I love my little critter. I have no idea what I would do without him. He is the reason that the sun comes up and why the stars shine at night. :) I hope things never change between us. And I also hope that I get to have at least 2 more boys so that a) I get to enjoy this stage again (complete with bitching about it) and b) so he will have brothers to grow up with. <3

Friday, December 27, 2013

Welcome Everyone!

I wanted to introduce myself to everyone, as I am new to blogging. My name is Traci, my almost 4 year old daughter is Teagan and my 7 month old is Trenton. The three of us make up the Triple Threat! I am 24 years old, a full-time student, and unemployed. I lost my job when I was pregnant, thanks to a legal loophole. :( I have a male pit bull named Hurricane (Cane for short), 2 chickens named Lucy, Zira, and Molly, a bunny named Benny (Teagan's doing. lol) and a Quarter Horse Mare names Pep. We live in the country with my mother because when I lost my job, I lost all income and therefore lost my house. :( Not that it mattered anyway, since the company I was buying it from refused to fix the roof. I was tired of it raining both inside the house and outside of it.

I am attending school to get my Bachelors in Applied Behavioral Sciences so that I may become a Social Worker. I am also minoring in Entrepreneurship, with the intent to eventually open my own business. I would love to open an occult bookstore. I would also like to start my own farm so that we can be self-sufficient (which is a business) and to RE-open my pit bull rescue (which is also a business). We'll see what the future holds.

I am a full-time mommy to my son, but unfortunately a part-time mommy to my daughter. Her father and I have joint custody, which makes holidays and summers and honestly the whole year suck. I dislike having to share her with him as much as I do. He has her every other week when she's not in school and every other Thursday through Tuesday when she is. She started preschool February 2013 and so far LOVES it. :) She also loves spending time with her daddy and his family, so I can't deny her the time with them.

I have been with an amazing man for over a year named Glenn. We met through a mutual friend on December 14, 2012. He is amazing because he has stepped up as step-dad to Teagan and as a dad to Trent.
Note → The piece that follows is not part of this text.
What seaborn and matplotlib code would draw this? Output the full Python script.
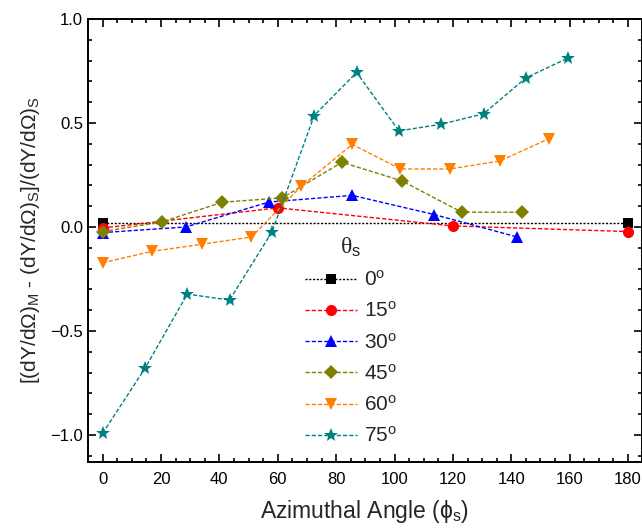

Trent's bio donor (my ex-husband) refuses to have anything to do with him. He actually walked out on me and the babes 3 weeks after he found out I was pregnant. Thankfully, Glenn stepped in when I was about 4 to 4 1/2 months along.

Now that my divorce is final (June 14, 2013), we're making plans for our family. I am hoping for a spring or summer wedding, but even fall would be okay. We both love winter weddings, but since neither one of us wants to have it indoors and I hate snow, we figure the other 3 seasons would be best. :)

I hope that you will enjoy reading my posts and hopefully join in on the discussions!!!